**Short exercise**
Copy out all lines where "React" appears.

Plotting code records
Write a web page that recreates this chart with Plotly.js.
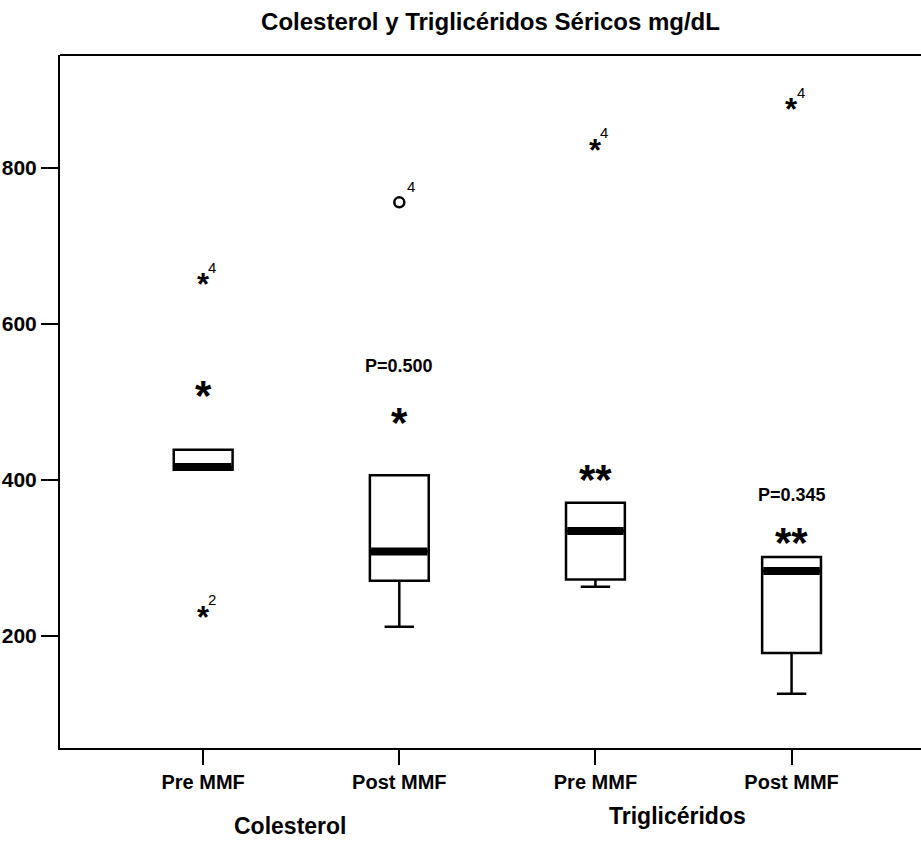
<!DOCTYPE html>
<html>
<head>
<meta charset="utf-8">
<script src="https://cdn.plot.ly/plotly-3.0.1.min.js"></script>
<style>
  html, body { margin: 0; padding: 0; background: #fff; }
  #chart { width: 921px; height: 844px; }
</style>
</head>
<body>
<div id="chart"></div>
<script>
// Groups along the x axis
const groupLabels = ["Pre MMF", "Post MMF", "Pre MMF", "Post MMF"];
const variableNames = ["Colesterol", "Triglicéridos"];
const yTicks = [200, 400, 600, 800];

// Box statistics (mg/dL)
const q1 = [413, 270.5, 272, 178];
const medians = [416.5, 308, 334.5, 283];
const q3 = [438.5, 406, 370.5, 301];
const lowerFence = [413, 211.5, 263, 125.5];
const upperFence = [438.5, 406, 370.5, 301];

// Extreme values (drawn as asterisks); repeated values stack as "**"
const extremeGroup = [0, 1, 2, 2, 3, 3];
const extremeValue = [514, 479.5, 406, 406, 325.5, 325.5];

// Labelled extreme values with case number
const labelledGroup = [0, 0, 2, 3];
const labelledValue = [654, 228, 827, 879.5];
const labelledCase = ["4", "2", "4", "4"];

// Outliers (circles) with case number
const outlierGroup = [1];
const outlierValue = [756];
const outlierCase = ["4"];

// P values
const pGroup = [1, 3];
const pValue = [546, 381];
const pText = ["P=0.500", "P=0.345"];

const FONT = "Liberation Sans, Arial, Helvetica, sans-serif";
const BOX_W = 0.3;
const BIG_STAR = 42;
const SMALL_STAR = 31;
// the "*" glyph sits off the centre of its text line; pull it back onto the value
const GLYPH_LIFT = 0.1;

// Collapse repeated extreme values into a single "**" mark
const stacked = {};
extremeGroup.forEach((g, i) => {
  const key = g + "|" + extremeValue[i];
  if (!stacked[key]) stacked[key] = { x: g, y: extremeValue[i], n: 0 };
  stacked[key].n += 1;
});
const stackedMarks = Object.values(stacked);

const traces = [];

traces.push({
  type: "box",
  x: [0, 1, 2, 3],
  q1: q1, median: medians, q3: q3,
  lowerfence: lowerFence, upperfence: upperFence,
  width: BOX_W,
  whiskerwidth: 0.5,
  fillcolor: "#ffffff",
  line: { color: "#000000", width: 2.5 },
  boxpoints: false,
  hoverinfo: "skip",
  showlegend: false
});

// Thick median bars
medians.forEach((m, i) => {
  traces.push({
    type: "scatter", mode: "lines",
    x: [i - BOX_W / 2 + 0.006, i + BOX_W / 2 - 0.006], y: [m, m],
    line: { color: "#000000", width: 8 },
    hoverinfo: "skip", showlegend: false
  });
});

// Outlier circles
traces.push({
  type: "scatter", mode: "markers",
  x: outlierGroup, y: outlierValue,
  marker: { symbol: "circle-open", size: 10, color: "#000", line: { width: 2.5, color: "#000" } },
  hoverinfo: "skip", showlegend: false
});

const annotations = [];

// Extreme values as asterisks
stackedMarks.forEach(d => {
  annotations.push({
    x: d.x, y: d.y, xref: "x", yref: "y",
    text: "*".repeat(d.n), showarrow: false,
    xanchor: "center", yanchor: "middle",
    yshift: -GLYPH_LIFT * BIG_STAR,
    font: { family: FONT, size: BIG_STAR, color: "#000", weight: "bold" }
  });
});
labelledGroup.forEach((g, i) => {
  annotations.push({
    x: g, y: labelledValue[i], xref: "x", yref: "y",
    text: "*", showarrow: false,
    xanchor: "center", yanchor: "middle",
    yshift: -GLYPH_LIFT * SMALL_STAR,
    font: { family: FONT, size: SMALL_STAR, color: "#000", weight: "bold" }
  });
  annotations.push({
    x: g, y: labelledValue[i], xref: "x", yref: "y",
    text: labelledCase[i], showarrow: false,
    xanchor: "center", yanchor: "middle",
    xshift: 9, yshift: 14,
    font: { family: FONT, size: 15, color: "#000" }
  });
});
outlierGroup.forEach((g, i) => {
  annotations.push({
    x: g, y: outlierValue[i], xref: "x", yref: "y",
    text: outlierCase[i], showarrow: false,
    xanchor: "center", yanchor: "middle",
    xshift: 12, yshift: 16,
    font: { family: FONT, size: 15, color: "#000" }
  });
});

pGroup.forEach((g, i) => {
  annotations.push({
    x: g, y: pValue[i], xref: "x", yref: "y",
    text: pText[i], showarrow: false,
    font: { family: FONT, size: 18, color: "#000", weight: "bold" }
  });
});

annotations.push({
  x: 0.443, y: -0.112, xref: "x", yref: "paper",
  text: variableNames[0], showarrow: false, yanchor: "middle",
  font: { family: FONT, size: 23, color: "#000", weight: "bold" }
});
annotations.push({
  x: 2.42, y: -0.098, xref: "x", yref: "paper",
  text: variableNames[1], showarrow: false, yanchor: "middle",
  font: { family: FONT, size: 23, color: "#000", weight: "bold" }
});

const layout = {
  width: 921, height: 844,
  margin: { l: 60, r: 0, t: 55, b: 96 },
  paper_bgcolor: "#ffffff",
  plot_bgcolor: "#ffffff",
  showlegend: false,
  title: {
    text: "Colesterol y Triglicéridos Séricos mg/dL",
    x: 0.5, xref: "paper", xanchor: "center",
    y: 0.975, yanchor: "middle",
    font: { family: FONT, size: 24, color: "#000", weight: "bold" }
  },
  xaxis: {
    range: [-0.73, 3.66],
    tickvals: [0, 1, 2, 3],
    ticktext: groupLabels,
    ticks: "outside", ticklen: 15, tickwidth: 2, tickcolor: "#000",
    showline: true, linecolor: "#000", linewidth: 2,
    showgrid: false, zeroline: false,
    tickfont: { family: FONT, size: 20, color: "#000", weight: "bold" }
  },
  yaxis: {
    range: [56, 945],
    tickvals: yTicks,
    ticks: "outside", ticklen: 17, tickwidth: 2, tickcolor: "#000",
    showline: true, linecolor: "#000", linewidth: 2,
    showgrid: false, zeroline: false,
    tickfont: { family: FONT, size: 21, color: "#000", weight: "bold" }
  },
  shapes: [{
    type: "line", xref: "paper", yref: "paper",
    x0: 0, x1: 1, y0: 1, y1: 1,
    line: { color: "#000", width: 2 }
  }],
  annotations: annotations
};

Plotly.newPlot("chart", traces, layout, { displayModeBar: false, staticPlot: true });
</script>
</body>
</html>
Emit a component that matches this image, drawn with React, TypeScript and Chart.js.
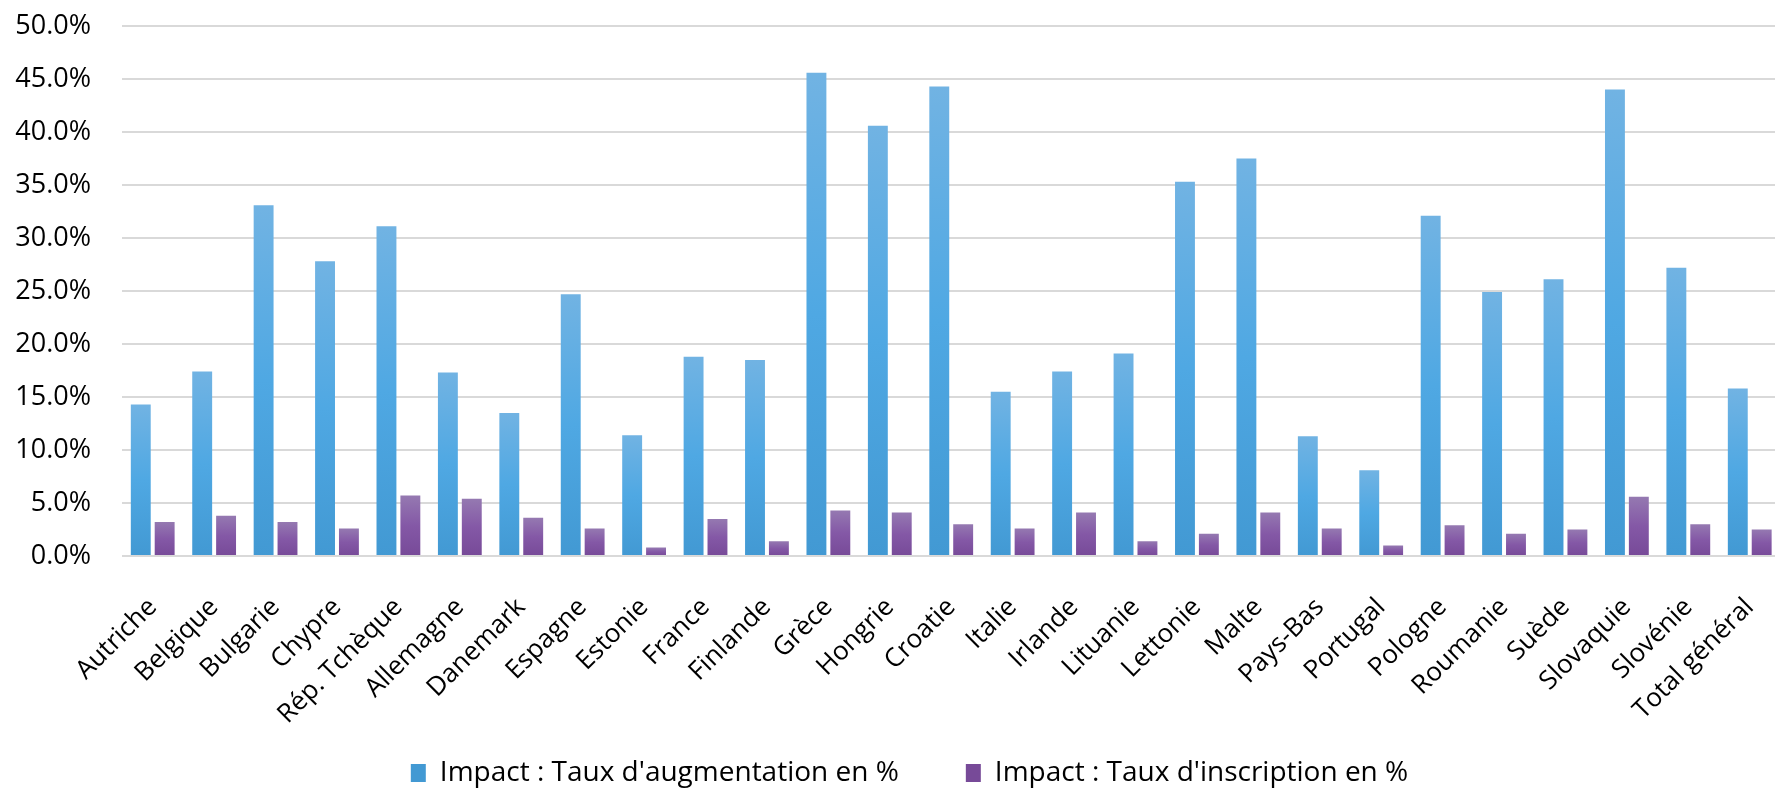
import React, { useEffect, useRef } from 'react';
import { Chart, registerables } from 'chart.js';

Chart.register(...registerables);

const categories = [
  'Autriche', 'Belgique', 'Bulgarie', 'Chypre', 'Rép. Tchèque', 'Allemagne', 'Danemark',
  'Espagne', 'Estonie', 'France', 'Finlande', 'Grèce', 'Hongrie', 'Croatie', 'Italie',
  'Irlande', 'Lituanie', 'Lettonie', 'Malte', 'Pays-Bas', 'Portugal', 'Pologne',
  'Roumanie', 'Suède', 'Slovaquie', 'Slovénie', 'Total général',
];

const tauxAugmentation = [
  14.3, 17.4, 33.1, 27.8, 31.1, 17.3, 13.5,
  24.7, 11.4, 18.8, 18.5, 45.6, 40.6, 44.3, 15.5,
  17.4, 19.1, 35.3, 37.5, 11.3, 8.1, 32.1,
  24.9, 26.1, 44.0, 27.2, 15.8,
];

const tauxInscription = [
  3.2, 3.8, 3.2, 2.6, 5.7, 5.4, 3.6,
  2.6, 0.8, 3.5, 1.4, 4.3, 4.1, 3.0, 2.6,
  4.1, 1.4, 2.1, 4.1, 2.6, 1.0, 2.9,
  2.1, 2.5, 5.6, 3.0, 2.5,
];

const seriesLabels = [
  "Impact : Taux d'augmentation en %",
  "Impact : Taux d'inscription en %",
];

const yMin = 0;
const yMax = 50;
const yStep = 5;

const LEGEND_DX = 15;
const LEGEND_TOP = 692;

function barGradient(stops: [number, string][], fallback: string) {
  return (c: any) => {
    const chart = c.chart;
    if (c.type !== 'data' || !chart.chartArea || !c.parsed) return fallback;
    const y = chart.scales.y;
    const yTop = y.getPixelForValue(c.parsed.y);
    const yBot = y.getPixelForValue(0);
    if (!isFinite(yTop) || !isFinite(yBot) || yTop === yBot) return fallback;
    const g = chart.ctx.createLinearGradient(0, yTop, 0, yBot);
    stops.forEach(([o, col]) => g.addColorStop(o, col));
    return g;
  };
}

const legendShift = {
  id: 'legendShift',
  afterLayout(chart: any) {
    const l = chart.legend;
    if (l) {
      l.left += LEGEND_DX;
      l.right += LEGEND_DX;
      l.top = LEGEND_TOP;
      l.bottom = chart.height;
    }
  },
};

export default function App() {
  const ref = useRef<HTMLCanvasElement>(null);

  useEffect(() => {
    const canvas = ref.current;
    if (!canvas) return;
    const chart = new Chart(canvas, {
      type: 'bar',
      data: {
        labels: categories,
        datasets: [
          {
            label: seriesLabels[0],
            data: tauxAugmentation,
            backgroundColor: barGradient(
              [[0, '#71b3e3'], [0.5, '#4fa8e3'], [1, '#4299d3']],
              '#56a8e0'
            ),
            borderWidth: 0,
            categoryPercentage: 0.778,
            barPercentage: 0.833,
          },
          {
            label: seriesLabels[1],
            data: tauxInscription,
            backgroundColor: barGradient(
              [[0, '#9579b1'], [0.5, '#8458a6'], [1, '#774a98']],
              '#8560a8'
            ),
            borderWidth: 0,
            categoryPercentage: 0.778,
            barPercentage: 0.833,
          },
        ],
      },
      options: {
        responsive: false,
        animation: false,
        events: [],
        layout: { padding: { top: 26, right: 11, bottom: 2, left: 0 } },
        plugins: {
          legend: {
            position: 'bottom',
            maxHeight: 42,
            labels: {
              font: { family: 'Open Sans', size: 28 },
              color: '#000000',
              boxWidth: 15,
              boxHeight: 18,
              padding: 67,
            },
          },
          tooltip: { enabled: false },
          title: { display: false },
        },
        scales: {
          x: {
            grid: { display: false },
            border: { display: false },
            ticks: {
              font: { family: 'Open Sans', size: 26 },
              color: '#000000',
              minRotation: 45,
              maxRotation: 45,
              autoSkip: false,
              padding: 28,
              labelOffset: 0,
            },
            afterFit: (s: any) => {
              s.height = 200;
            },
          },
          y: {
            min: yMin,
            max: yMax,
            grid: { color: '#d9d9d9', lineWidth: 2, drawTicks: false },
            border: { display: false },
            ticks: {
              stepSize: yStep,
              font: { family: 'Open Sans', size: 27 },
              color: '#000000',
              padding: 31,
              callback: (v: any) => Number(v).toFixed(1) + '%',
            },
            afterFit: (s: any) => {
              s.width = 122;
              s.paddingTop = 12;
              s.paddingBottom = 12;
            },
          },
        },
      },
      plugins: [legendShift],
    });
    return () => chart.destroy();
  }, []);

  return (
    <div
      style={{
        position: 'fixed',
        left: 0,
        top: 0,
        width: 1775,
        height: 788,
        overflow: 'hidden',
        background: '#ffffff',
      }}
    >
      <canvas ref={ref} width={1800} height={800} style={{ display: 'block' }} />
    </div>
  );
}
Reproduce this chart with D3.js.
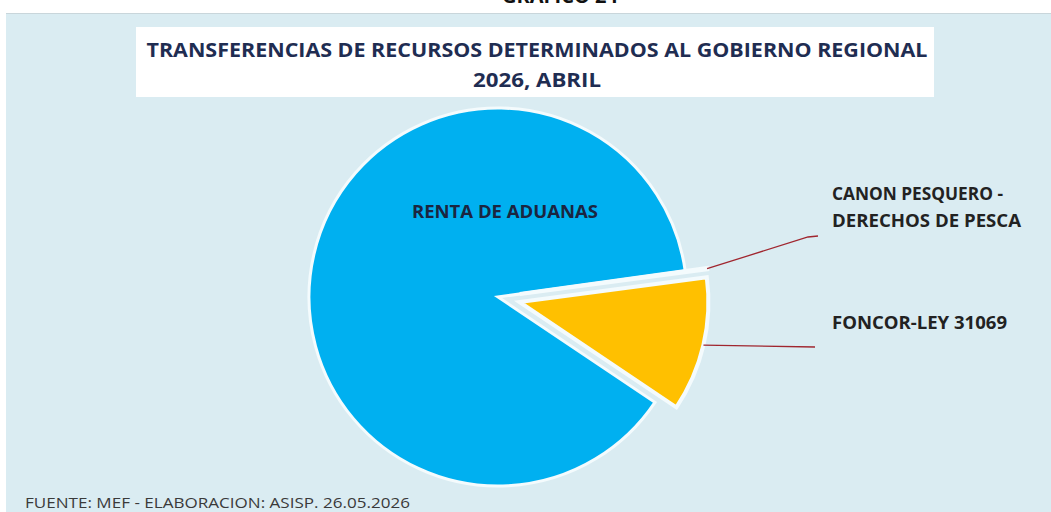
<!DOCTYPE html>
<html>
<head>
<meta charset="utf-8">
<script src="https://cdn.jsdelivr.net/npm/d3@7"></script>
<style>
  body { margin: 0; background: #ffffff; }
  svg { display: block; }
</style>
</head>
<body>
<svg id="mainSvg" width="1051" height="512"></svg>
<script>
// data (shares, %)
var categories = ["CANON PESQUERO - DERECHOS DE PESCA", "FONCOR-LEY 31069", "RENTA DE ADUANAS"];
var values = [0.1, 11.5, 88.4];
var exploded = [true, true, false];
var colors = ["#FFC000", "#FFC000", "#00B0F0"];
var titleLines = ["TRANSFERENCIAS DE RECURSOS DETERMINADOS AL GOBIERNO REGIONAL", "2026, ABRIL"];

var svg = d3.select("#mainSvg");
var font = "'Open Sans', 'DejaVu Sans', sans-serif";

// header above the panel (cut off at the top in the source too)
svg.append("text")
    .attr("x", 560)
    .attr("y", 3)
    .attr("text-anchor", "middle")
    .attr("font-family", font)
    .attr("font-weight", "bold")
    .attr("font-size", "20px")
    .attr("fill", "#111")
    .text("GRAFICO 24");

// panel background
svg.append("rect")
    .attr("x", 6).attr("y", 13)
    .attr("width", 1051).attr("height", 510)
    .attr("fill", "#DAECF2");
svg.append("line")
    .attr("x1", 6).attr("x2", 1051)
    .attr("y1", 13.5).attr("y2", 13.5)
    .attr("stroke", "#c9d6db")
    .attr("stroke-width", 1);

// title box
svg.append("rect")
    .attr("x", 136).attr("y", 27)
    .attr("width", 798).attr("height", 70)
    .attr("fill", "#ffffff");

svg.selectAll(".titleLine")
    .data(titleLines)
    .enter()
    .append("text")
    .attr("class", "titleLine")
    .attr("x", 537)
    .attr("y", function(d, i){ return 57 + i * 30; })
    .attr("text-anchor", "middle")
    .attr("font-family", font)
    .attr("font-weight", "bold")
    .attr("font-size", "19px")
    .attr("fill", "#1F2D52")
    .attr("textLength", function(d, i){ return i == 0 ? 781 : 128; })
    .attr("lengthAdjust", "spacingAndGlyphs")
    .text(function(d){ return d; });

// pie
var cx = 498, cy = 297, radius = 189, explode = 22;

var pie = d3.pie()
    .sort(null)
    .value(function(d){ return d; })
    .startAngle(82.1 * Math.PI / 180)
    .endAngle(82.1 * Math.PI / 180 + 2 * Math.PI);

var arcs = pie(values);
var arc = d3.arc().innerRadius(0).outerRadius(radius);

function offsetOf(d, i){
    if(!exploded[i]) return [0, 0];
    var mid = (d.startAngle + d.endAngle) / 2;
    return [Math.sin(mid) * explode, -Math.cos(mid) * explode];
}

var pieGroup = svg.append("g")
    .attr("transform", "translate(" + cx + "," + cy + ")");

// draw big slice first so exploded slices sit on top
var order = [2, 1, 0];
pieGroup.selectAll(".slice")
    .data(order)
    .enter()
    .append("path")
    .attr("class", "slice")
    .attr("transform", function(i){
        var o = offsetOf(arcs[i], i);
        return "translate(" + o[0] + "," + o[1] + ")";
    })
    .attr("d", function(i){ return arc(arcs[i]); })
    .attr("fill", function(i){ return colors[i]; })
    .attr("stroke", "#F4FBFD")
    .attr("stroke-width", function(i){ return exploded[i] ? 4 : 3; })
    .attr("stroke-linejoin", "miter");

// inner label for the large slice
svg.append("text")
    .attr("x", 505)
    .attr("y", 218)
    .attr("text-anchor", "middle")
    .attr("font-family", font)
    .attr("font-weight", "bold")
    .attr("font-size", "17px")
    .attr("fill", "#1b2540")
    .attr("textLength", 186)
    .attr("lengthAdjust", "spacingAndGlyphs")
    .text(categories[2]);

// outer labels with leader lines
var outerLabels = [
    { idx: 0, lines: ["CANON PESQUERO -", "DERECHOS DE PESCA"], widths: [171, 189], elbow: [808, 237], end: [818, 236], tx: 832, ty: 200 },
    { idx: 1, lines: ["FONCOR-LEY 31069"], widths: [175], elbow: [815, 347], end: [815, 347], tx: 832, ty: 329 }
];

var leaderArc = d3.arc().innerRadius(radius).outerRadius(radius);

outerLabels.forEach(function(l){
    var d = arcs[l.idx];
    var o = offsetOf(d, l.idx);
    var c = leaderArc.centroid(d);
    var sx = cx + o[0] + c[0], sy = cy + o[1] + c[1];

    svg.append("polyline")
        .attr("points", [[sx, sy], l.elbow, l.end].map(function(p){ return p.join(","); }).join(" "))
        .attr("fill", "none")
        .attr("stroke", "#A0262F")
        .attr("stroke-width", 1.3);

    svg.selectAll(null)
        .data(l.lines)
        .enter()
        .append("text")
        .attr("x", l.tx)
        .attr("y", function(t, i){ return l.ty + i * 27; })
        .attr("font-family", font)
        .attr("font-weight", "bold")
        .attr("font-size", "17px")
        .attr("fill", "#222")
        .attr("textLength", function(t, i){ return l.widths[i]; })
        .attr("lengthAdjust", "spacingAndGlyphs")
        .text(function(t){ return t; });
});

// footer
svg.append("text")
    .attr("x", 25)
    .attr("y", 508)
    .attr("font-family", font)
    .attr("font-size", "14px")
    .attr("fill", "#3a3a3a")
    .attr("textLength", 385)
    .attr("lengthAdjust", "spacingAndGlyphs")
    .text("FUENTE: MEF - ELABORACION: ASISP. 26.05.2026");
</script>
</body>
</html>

**Exercise output**
Emit a component that matches this image, drawn with React, TypeScript and Chart.js.
import React, { useEffect, useRef } from 'react';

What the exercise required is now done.